Increase sought in budgetary allocation for tribals

February 06, 2011 08:37 pm | Updated October 08, 2016 06:41 pm IST - New Delhi

CPI(M) Polit Bureau member Brinda Karat with Upen Kisku (left), Tribal fraction Committee member, West Bengal and Bajuban Riyan (right), MP, Tripura, at the  National Convention on Tribal Rights, at Banga Bhavan, in New Delhi, on June 12, 2010. Photo: Shanker Chakravarty

CPI(M) Polit Bureau member Brinda Karat with Upen Kisku (left), Tribal fraction Committee member, West Bengal and Bajuban Riyan (right), MP, Tripura, at the National Convention on Tribal Rights, at Banga Bhavan, in New Delhi, on June 12, 2010. Photo: Shanker Chakravarty

The Adivasi Adhikar Rashtriya Manch (AARM) has urged Union Finance Minister Pranab Mukherjee to ensure that the allocation for the Tribal Sub Plan (TSP) in this year’s budget is increased to 8.4 per cent, in keeping with the strength of the tribals in the country. They stressed that the shortfall on this account was over Rs 27,000 crores in the last two years.

Members of the AARM, which works among tribal communities in 14 states, met Mr. Mukherjee last month, and presented him with a set of demands on behalf of the tribal community. Referring to the recent allocations made for the Integrated Action Plan (IAP) for left wing extremist–affected districts, they asked him whether Maoist activity needed to be a pre-condition for making allocations for tribals, who were among the most deprived sections of society.
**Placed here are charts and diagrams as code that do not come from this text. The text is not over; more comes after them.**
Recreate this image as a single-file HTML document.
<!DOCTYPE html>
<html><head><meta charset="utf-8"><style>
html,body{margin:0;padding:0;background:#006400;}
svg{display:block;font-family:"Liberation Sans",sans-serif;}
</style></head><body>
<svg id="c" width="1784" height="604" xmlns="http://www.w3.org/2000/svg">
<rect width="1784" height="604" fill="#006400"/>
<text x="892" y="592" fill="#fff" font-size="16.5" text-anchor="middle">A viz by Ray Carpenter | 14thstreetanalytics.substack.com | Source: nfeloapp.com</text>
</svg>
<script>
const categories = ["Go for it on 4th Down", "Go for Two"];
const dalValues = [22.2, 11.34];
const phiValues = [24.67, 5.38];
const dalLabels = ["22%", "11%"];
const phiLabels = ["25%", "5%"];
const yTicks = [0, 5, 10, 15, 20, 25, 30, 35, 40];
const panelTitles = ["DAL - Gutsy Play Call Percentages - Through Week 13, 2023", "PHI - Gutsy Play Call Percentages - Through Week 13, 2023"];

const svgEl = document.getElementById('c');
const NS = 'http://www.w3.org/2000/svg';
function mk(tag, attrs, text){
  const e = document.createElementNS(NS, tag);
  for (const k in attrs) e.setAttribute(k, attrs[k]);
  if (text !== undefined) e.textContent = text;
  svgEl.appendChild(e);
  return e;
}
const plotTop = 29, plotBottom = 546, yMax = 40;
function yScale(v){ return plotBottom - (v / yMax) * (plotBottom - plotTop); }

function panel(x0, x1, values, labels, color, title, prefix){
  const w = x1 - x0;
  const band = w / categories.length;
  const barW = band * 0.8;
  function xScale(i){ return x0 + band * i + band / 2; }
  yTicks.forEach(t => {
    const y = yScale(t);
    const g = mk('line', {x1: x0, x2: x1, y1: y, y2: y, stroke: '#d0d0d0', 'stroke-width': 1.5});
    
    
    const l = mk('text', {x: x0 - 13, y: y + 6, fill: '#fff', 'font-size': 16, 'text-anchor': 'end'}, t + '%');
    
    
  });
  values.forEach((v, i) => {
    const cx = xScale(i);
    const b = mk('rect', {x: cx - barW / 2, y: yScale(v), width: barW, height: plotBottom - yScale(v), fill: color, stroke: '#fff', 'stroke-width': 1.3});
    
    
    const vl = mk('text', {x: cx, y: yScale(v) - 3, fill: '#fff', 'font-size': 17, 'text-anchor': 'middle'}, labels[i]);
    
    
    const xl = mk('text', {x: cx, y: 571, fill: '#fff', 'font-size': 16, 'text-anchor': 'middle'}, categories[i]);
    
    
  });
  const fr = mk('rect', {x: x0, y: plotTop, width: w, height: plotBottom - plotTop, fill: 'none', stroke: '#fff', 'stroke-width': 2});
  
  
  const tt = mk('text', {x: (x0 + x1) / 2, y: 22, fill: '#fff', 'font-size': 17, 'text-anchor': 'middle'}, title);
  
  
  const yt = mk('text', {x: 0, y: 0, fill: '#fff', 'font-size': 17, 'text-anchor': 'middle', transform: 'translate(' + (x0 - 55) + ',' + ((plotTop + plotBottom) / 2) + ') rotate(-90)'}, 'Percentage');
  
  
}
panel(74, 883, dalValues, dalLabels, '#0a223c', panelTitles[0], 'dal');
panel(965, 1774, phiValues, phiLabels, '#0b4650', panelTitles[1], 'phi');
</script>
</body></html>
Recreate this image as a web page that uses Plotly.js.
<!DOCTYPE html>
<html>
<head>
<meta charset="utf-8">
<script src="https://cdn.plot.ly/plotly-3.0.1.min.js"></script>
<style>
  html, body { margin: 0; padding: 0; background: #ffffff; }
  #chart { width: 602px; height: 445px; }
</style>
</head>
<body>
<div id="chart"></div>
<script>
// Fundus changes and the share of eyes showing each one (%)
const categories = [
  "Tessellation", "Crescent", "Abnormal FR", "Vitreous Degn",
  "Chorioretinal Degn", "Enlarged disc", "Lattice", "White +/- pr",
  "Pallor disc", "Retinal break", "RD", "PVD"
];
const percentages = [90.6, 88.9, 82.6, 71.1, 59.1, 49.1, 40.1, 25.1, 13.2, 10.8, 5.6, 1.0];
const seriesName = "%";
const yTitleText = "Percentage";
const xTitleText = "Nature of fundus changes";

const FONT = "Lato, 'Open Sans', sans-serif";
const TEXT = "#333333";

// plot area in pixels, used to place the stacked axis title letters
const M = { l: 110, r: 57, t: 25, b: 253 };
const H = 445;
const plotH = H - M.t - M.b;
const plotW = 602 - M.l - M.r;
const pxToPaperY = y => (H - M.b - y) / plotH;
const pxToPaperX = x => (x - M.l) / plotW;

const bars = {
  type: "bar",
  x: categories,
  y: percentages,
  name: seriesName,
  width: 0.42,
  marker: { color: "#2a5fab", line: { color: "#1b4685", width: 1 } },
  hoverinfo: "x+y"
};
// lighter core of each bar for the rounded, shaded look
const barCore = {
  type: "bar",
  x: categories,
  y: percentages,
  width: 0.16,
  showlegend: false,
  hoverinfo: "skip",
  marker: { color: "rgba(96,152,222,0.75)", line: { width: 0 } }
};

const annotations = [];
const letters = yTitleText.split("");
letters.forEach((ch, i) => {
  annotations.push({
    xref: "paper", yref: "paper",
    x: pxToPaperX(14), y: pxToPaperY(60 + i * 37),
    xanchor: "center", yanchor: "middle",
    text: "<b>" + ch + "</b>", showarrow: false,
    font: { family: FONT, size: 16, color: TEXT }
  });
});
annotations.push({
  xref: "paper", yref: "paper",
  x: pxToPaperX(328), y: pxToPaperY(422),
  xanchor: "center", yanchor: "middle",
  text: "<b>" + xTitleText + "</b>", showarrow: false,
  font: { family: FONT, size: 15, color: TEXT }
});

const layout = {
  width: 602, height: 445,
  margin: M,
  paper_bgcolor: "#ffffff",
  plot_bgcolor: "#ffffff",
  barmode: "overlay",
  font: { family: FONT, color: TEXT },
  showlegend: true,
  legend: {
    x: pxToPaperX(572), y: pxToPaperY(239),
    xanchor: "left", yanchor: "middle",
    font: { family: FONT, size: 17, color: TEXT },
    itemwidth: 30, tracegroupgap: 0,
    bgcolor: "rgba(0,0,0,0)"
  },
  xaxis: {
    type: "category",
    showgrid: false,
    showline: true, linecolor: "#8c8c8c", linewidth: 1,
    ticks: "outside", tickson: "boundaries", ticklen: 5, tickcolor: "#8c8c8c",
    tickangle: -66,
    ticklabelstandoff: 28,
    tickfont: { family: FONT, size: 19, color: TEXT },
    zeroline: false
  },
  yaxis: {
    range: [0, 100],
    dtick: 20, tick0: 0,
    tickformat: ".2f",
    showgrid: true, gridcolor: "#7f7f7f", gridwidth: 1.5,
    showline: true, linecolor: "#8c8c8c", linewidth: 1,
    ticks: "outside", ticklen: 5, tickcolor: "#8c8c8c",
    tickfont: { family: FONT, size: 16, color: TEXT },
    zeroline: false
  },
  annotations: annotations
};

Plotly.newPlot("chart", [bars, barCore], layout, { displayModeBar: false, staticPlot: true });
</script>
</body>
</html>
Those who called on Mr Mukherjee included CPI (M) MPs Brinda Karat and Bajuban Riyan (Chairman), Upen Kisku (Joint Convenor) Dr. Baburao (Joint Convenor),Prem Pargi and Vijoo Krishnan. In a memorandum they presented to Mr Mukherjee, they said, “Our general request is that the budget should have a vision to translate the basic constitutional guarantees for equality through adequate allocations to universalize the rights to food, health, education housing and work.”

Among the key demands the AARM made were to include the entire tribal community in the Below Poverty Line (BPL) list, even landowners as their landholdings were marginal and unproductive; widen the ambit of the debt waiver scheme to include debt from private moneylenders specifically for adivasis (and dalit) farmers in the forthcoming budget as a one-time waiver scheme; increase the allocations for minor irrigation and dryland agriculture in adivasi areas; design a special crop insurance scheme to cover plants and grains grown by tribals; set up a new mechanism such as a Central Monitoring Authority for Minor Forest Produce (MFP); and start development works with the benefits available under the Mahatma Gandhi National Rural Employment Guarantee Scheme on the land that tribals have received under the Forest Rights Act.

On his part, Mr. Mukherjee sought details from the AARM on the demand raised for the special debt waiver scheme for adivasis and wanted to know whether it was because they did not have land titles.